Un stima del Bureau International des Containers (Bic), l’organismo internazionale con sede a Parigi, che rilascia a ciascun container il suo codice, una targa per l’identificazione, indica in circa 22 milioni il numero di container esistenti al mondo. Un numero imprecisato di questi risulta introvabile. Con il primo lockdown del 2020 molte navi furono costrette a fermarsi in porti diversi dalla loro destinazione e scaricare molti container che ancora oggi devono essere recuperati.
Bic tiene traccia nel proprio database di circa 12 milioni di container, più della metà del parco mondiale. Ogni volta che un container passa di proprietà, o viene perso, il database lo contrassegna con una bandierina.
Creato nel 1933 dalla International Chamber of Commerce (ICC) nel tentativo di educare gli uomini d’affari nello sviluppo del trasporto internazionale e intermodale, il Bic ha svolto un ruolo importante nell’organizzazione mondiale di container per il trasporto marittimo sin dai primi anni ’60, facilitando gli scambi commerciali e aiutando a definire e standardizzare aree quale il controllo tecnico, la resistenza, la codifica, l’identificazione e la marcatura dei containers.
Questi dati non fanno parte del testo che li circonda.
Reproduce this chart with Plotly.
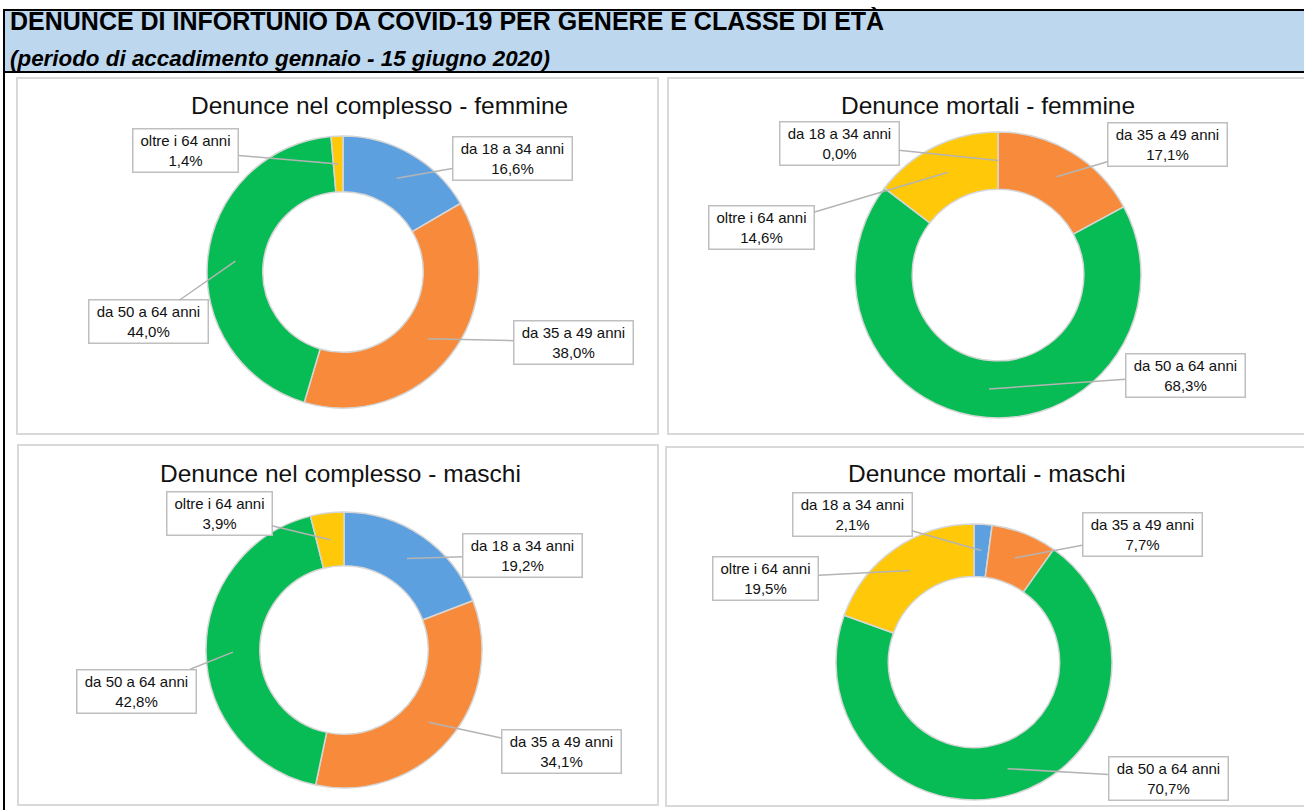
import math
import plotly.graph_objects as go

W, H = 1304, 810

# ---------------- data ----------------
categories = ["da 18 a 34 anni", "da 35 a 49 anni", "da 50 a 64 anni", "oltre i 64 anni"]
femmine_complesso = [16.6, 38.0, 44.0, 1.4]
femmine_mortali = [0.0, 17.1, 68.3, 14.6]
maschi_complesso = [19.2, 34.1, 42.8, 3.9]
maschi_mortali = [2.1, 7.7, 70.7, 19.5]
chart_titles = [
    "Denunce nel complesso - femmine",
    "Denunce mortali - femmine",
    "Denunce nel complesso - maschi",
    "Denunce mortali - maschi",
]
main_title = "DENUNCE DI INFORTUNIO DA COVID-19 PER GENERE E CLASSE DI ETÀ"
subtitle = "(periodo di accadimento gennaio - 15 giugno 2020)"

# ---------------- styles / layout (pixels) ----------------
colors = ["#5DA0E0", "#F78B3B", "#08BC55", "#FFC90A"]
FONT = "Liberation Sans, Arial, sans-serif"

panels = [
    dict(values=femmine_complesso, title=chart_titles[0], rect=(17, 78, 658, 434),
         center=(343, 272), r=136, hole=0.59, title_pos=(379, 105),
         boxes=[(512, 158), (573, 342), (148, 322), (186, 151)]),
    dict(values=femmine_mortali, title=chart_titles[1], rect=(668, 78, 1312, 434),
         center=(998, 275), r=143, hole=0.60, title_pos=(988, 105),
         boxes=[(839, 144), (1167, 144), (1185, 375), (761, 228)]),
    dict(values=maschi_complesso, title=chart_titles[2], rect=(18, 445, 658, 805),
         center=(344, 650), r=138, hole=0.61, title_pos=(340, 473),
         boxes=[(522, 555), (561, 751), (136, 691), (219, 513)]),
    dict(values=maschi_mortali, title=chart_titles[3], rect=(666, 447, 1312, 806),
         center=(974, 662), r=138, hole=0.62, title_pos=(987, 473),
         boxes=[(852, 514), (1142, 534), (1168, 778), (766, 578)]),
]


def px(x):
    return x / W


def py(y):
    return 1 - y / H


fig = go.Figure()
shapes = []
annotations = []

# header band and frame lines
shapes.append(dict(type="rect", xref="paper", yref="paper", x0=px(4), x1=px(1310), y0=py(72), y1=py(10),
                   fillcolor="#BDD7EE", line=dict(color="#000000", width=2), layer="below"))
shapes.append(dict(type="line", xref="paper", yref="paper", x0=px(4), x1=px(4), y0=py(72), y1=py(812),
                   line=dict(color="#000000", width=2)))
annotations.append(dict(text="<b>" + main_title + "</b>", xref="paper", yref="paper", x=px(8), y=py(21),
                        xanchor="left", yanchor="middle", showarrow=False,
                        font=dict(family=FONT, size=25, color="#000000")))
annotations.append(dict(text="<b><i>" + subtitle + "</i></b>", xref="paper", yref="paper", x=px(8), y=py(58),
                        xanchor="left", yanchor="middle", showarrow=False,
                        font=dict(family=FONT, size=22.4, color="#000000")))

for p in panels:
    x0, y0, x1, y1 = p["rect"]
    shapes.append(dict(type="rect", xref="paper", yref="paper", x0=px(x0), x1=px(x1), y0=py(y1), y1=py(y0),
                       line=dict(color="#D9D9D9", width=2), fillcolor="rgba(0,0,0,0)", layer="below"))
    cx, cy = p["center"]
    r = p["r"]
    vals = p["values"]
    fig.add_trace(go.Pie(
        labels=categories, values=vals, hole=p["hole"], sort=False, direction="clockwise",
        rotation=0, textinfo="none", hoverinfo="label+percent", showlegend=False,
        marker=dict(colors=colors, line=dict(color="#D6D6D6", width=1.5)),
        domain=dict(x=[px(cx - r), px(cx + r)], y=[py(cy + r), py(cy - r)]),
    ))
    annotations.append(dict(text=p["title"], xref="paper", yref="paper", x=px(p["title_pos"][0]),
                            y=py(p["title_pos"][1]), xanchor="center", yanchor="middle", showarrow=False,
                            font=dict(family=FONT, size=24.5, color="#111111")))
    total = sum(vals)
    cum = 0.0
    rmid = r * (1 + p["hole"]) / 2
    for i, (cat, v) in enumerate(zip(categories, vals)):
        mid = (cum + v / 2) / total * 2 * math.pi
        cum += v
        tx = cx + rmid * math.sin(mid)
        ty = cy - rmid * math.cos(mid)
        bx, by = p["boxes"][i]
        label = cat + "<br>" + f"{v:.1f}".replace(".", ",") + "%"
        annotations.append(dict(
            text=label, xref="paper", yref="paper", x=px(tx), y=py(ty),
            axref="pixel", ayref="pixel", ax=bx - tx, ay=by - ty,
            showarrow=True, arrowhead=0, arrowwidth=1.5, arrowcolor="#B4B4B4", standoff=0,
            bgcolor="#FFFFFF", bordercolor="#BFBFBF", borderwidth=1.5, borderpad=2,
            width=114 if cat.startswith("da") else 100, height=38, align="center",
            font=dict(family=FONT, size=15, color="#111111"),
        ))

fig.update_layout(
    width=W, height=H, margin=dict(l=0, r=0, t=0, b=0),
    paper_bgcolor="#FFFFFF", plot_bgcolor="#FFFFFF",
    shapes=shapes, annotations=annotations,
)

fig.write_html("out.html", config={"displayModeBar": False},
               post_script="document.body.style.margin='0px';")
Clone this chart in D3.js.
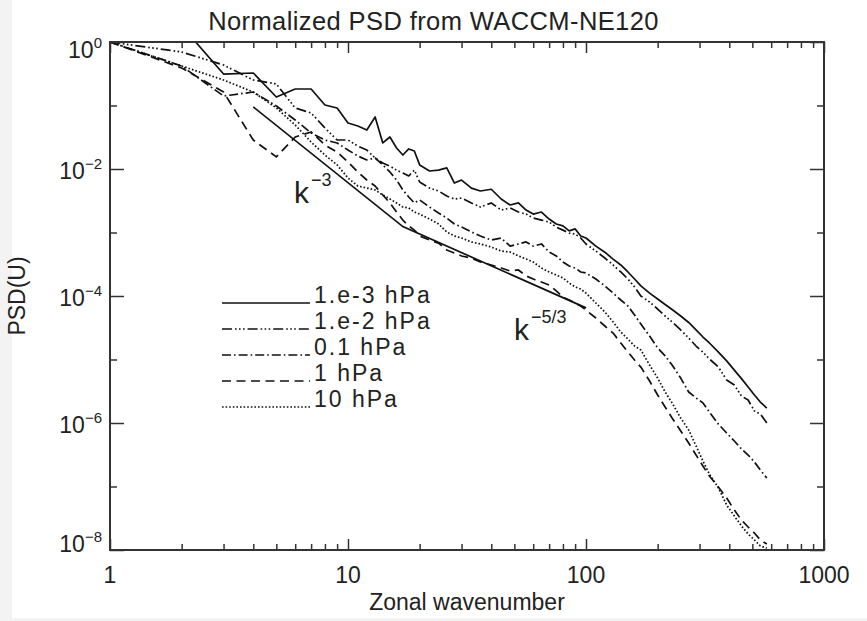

Attualmente, il Bic ha oltre 2.500 membri operativi in più di 121 Paesi e il suo database, chiamato Boxtech, permette ai proprietari, società di leasing o compagnie di navigazione, di rintracciare i propri container dispersi. Al database aderiscono per ora Msc, Maersk e Cma Cgm. “In alcuni porti rappresentano il 100% della movimentazione e a Genova superano l’80%”, spiega Giordano Bruno Guerrini Chairman di Bic. “Sarebbe meglio avere nel database tutte le compagnie e tutti i container. Ma il sistema si sta dimostrando comunque di grande utilità”.